Então o que significa termos confiança de \(1-\alpha\) sobre o intervalo? Como vimos, esta garantia deve ser interpretada realizando um experimento mental em que coletamos os mesmos dados inúmeras vezes e independentemente. Se para conjunto de dados coletado construirmos um intervalo de confiança, \(1-\alpha\) destes intervalos vão conter o valor de \(\mu\).
Como estamos realizando um estudo de simulação, podemos concretizar este experimento mental:
B = 10^5
sucesso = rep(NA, B)
for(ii in 1:B)
{
x = rnorm(n, mu, sigma)
ic_obs = ic(x , alpha)
sucesso[ii] = (mu <= ic_obs[2]) && (mu >= ic_obs[1])
}
mean(sucesso) %>% round(2)
## [1] 0.95
Neste código, coletamos \(100.000\) vezes uma amostra de \(36\) observações e, para cada amostra obtida, calculamos o intervalo de confiança. Ao final do código, observamos que aproximadamente \(95\%\) dos intervalos contém o valor de \(\mu\). Isto é, a confiança de um IC é um critério de replicabilidade e não uma garantia sobre o intervalo construído para uma particular amostra observada.
Exercícios
Defina e interprete intervalo de confiança em suas próprias palavras.

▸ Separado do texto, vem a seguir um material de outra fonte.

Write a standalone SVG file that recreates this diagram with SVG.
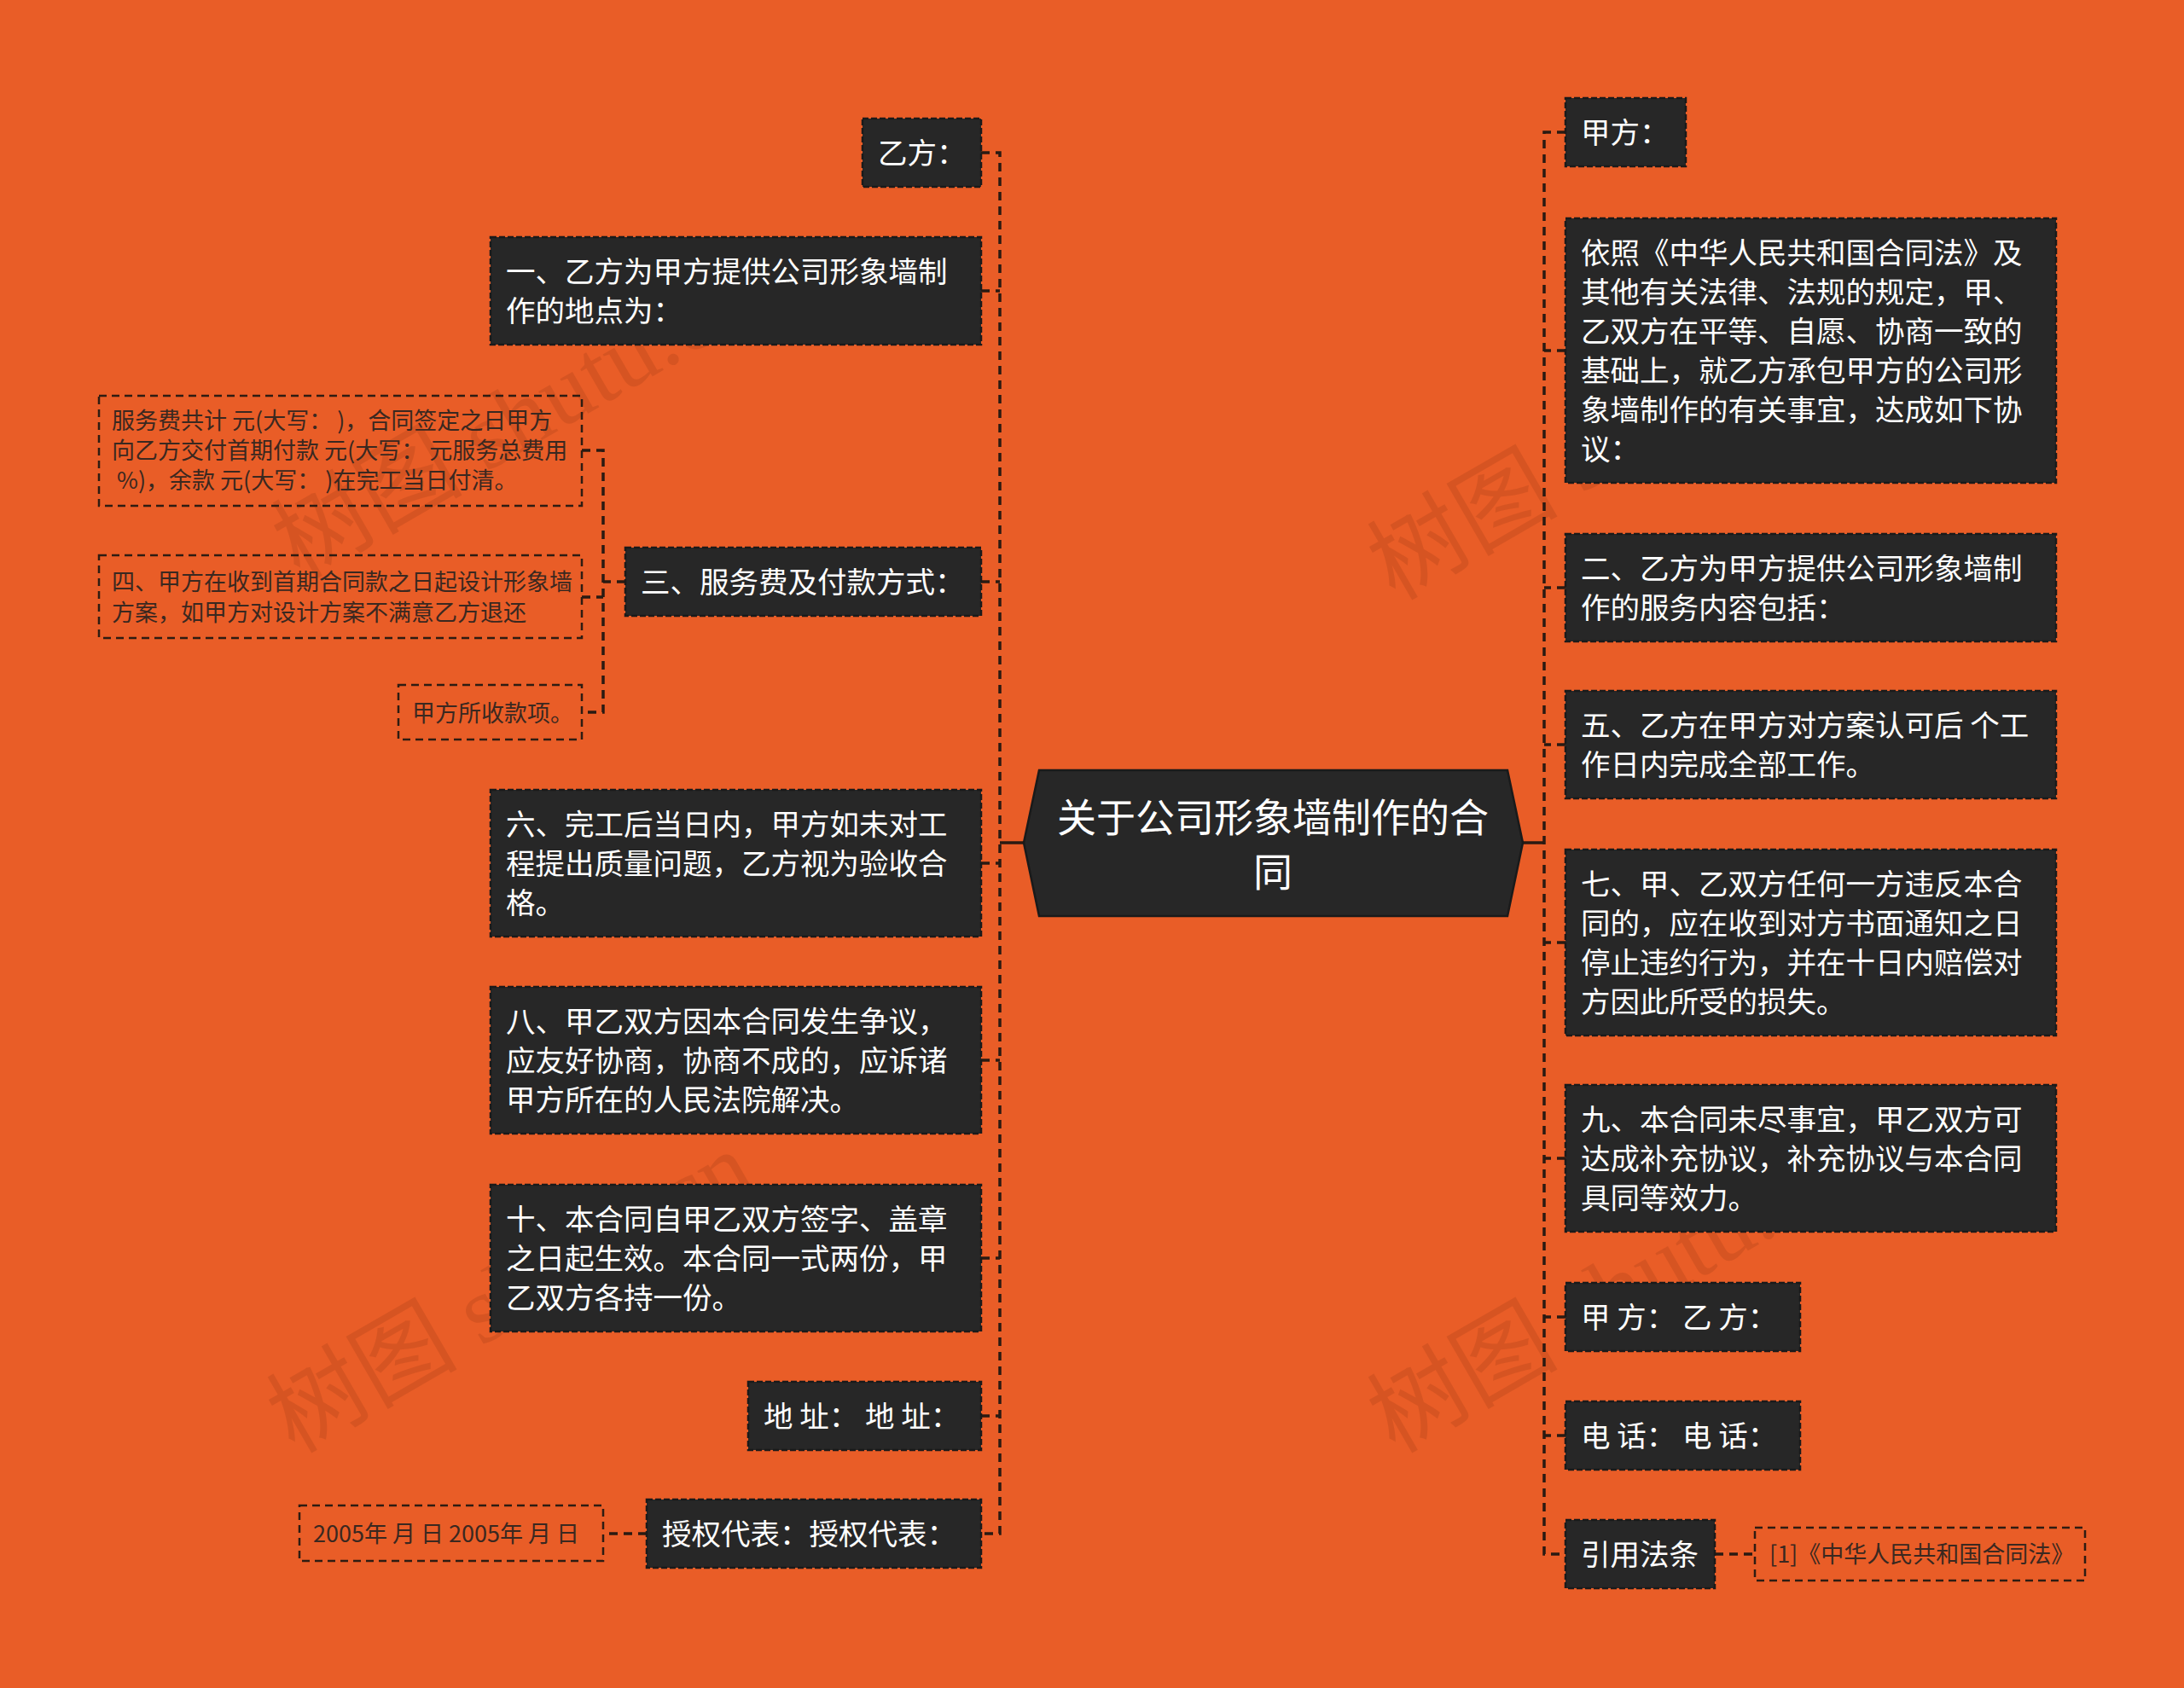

Um experimentalista experiente realizou \(9\) medições da largura de um objeto usando um paquímetro. A média destas observações foi de \(1.2 mm\). O desvio padrão do experimentalista com o paquímetro é de \(0.2 mm\). Usando estas informações, construa intervalo com confiança 90%, 95% e 99% para a largura do objeto.
No exemplo da normal com variância conhecida, obtemos que o comprimento do intervalo de confiança é \(\frac{2\sigma_0 qnorm(1-0.5\alpha)}{\sqrt{n}}\). Isto ocorre pois \(qnorm(0.5\alpha)=1-qnorm(1-0.5\alpha)\). Interprete \(\sigma_0\), \(\alpha\) e \(n\) e como estas quantidades inluenciam no tamanho do intervalo de confiança.
O caso da normal com variância populacional conhecida é um caso especial do caso da normal com variância populacional desconhecida. Em particular, o intervalo de confiança obtido para a variância populacional desconhecida é válido mesmo quando ela é conhecida. Apesar disso, é indesejável usar este intervalo neste caso. Por quê?
Obtenha a linha de raciocínio completa para obter o intervalo de confiança no caso da normal com variância desconhecida.